This Wednesday night, the Krannert Center for Performing Arts hosts the Grammy Award winning Carolina Chocolate Drops. The Chocolate Drops formed in 2005 after meeting serendipitously at the Black Banjo Gathering in Boone, North Carolina. That meeting seems almost miraculous considering the divergent paths that founding members Rhiannon Giddens and Dom Flemons took getting there. Flemons is from Phoenix, played percussion in his high school marching band, and found his way to American roots music by tracing a thread from the Beatles to Dylan to Chuck Berry and eventually into pre-war music. He sights Mike Seeger, the great revivalist, as an early inspiration to his approach to traditional music.
While Flemons’ musical chops were earned busking and in coffee shops, Giddens is classically trained. She graduated from Oberlin Conservatory in Ohio, where she specialized in vocal performance — opera singing! Opera performance is, of course, an art form requiring tremendous discipline and time, but Giddens was devoted. She performed in five different operas with lead roles in three of them. She began attending weekly contra dances as a way to decompress from that world, and found a vibrant and meaningful community there. So, she started to work her way into it, first by learning the fiddle, and then by collaborating in various musical folk and roots endeavors with friends and family.
As much as the Black Banjo Gathering was a watershed moment for Flemmons and Giddens, it was even more so for those of us interested in the recovery of American traditional music. The project that emerged from their meeting would eventually shape itself into the Carolina Chocolate Drops, a band unique first in its reclamation of “old-time” as part of the African American vernacular musical tradition, and second in their ability to win new audiences with that music. In a few years, they were headlining folk festivals, playing internationally, and had a record out on the respected Nonesuch label.
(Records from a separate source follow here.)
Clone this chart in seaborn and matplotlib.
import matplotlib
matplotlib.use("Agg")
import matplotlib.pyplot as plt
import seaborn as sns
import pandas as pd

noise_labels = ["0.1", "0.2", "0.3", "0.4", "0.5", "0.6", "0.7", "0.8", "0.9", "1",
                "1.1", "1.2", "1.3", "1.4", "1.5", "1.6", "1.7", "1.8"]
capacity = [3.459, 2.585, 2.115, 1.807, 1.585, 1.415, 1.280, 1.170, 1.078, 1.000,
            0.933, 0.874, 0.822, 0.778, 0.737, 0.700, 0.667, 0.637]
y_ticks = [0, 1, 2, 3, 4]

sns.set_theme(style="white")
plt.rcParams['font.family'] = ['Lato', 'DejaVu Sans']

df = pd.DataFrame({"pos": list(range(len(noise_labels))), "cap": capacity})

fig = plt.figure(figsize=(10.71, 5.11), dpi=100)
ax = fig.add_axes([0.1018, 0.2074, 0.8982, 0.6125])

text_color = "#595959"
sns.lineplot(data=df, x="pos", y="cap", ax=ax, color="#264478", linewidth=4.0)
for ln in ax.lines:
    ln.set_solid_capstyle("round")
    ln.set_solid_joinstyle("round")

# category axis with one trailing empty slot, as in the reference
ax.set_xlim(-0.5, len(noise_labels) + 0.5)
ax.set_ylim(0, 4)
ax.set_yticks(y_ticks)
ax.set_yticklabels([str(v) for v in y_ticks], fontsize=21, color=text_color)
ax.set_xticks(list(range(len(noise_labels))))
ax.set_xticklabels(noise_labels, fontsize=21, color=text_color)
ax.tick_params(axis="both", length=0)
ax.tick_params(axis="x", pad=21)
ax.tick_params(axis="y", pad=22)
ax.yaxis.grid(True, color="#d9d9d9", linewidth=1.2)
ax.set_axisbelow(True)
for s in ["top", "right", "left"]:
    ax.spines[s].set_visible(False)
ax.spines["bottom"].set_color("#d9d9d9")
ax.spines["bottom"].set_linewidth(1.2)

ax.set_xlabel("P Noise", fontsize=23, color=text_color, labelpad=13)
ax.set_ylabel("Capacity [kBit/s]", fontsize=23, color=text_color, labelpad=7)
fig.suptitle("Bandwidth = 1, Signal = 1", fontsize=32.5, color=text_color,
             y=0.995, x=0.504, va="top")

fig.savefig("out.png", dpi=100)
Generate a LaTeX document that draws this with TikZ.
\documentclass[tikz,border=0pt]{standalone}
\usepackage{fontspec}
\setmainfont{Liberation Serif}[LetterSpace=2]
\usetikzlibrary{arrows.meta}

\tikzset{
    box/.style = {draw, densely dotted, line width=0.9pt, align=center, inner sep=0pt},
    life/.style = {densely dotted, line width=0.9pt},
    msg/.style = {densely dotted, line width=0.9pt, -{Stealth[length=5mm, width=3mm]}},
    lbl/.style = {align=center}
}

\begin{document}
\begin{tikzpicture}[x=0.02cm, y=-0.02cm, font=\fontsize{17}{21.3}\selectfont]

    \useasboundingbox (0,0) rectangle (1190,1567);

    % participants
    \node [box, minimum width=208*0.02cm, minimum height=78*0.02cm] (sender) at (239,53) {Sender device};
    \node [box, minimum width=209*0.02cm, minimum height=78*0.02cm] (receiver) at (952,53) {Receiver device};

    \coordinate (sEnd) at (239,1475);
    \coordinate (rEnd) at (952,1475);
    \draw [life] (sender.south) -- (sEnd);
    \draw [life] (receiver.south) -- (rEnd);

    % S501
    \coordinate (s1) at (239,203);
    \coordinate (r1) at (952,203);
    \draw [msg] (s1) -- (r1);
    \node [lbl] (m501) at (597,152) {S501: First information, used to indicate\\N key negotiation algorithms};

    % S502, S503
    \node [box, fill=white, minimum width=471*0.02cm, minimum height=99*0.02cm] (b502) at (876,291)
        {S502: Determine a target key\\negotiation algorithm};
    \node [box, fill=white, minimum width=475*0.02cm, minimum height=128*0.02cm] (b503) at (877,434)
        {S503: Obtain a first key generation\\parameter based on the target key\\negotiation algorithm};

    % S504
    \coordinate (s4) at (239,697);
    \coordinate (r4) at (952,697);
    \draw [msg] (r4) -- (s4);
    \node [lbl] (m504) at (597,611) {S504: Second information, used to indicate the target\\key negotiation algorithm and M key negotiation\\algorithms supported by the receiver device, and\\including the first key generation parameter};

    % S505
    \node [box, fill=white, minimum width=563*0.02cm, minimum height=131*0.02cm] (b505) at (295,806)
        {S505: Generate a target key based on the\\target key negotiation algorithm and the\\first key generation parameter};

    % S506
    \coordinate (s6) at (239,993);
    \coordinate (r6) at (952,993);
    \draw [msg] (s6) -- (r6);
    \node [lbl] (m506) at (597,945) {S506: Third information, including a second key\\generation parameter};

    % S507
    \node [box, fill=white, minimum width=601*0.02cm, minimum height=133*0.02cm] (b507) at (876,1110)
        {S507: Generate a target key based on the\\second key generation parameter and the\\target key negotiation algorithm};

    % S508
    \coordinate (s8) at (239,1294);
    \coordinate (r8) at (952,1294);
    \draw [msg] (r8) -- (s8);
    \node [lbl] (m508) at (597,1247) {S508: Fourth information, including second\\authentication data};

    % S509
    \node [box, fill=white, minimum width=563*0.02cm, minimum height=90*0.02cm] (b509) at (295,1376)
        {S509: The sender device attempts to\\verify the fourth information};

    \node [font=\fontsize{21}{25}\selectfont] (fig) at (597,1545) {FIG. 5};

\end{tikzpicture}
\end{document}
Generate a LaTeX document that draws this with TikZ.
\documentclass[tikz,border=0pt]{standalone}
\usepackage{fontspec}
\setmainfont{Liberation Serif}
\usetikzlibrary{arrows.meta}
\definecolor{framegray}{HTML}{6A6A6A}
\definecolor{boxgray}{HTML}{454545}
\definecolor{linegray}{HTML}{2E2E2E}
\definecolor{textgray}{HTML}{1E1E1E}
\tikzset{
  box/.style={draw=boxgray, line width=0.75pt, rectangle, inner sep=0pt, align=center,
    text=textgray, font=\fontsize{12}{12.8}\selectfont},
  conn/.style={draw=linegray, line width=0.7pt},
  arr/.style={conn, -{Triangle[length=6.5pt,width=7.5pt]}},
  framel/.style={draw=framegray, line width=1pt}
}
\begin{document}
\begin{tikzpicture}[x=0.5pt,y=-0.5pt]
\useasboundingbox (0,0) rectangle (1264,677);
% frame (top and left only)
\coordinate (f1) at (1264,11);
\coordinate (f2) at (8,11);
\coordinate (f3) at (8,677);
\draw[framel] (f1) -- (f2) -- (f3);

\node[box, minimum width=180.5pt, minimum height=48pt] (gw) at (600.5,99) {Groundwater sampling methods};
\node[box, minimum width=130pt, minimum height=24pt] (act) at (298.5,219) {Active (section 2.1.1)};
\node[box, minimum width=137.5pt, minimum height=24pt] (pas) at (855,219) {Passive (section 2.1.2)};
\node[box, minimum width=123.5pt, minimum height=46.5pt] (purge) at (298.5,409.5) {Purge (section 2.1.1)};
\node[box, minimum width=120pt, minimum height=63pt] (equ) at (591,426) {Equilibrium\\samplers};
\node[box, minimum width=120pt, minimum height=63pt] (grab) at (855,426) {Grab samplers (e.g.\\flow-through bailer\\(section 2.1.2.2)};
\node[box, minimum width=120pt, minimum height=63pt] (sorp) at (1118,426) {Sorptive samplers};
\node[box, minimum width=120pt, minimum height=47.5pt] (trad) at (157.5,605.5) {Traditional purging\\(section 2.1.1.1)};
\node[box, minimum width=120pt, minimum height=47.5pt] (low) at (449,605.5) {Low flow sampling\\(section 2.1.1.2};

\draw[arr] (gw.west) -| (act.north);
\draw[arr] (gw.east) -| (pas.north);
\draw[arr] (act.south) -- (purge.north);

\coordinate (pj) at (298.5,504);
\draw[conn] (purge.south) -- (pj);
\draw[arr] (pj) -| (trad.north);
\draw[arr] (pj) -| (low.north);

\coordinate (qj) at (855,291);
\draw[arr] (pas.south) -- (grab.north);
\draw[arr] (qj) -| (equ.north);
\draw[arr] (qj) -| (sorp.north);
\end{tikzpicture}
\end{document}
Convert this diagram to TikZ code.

That record, 2010’s Genuine Negro Jig (above left), won the Grammy for Best Traditional Folk Album. The band has seen a few personnel changes since then: original member Justin Robinson left the band in 2011, and multi-instrumentalist Hubby Jenkins and beat-boxer Adam Matta joined. Giddens sites these changes as part of the life-blood of the band — new collaboration helps to keep things fresh. The other part of the band’s success might be attributed to the dichotomy between Giddens and Flemons’ approach. Her training in the opera has given her a flare for the dramatic, an acute sense of the importance of playing to the audience, as well as an ear for technique.
Flemons brings a free spirit to the music and scholarly devotion to the tradition. The balance they strike has been very productive indeed. This is the second time the band has played Krannert in recent memory. Last Fall, the band opened for Taj Mahal as part of the Ellnora Guitar Festival, and if it’s possible to upstage a legend, they did it. The Chocolate Drops’ set was as powerful as it was generous and if Wednesday’s performance is anything close to that wonderful night of music, we’re in for a treat. As I alluded to above, the band’s approach to the old-time tradition isn’t to replicate it, but to create fresh inroads to 80-year-old songs. They then backwards engineer that process in order to imbue traditional sensibilities into contemporary songs.
What impresses me most about the quartet of players, however — and what I look forward to in this week’s performance, is the careful curation of a few teaching moments during their performance. For example, they are likely to play songs from the American minstrel tradition, that bleak 100-year period stretching roughly from 1830–1930, when the most popular form of entertainment in this country was white men in blackface (and sometimes black men in blackface) putting on comedic musical theatre based around racist exaggerations and projections.
Minstrelsy represents everything that mainstream America now wishes to forget about itself (I doubt there’ll be mention of it being one of Abraham Lincoln’s favorite forms of entertainment in the new Spielberg movie). But the last time I saw them, Flemons and Giddens both took a moment to relate why the recovery of the music from the period is important to their creative and intellectual project and should be important to the wider study and appreciation of American music as well.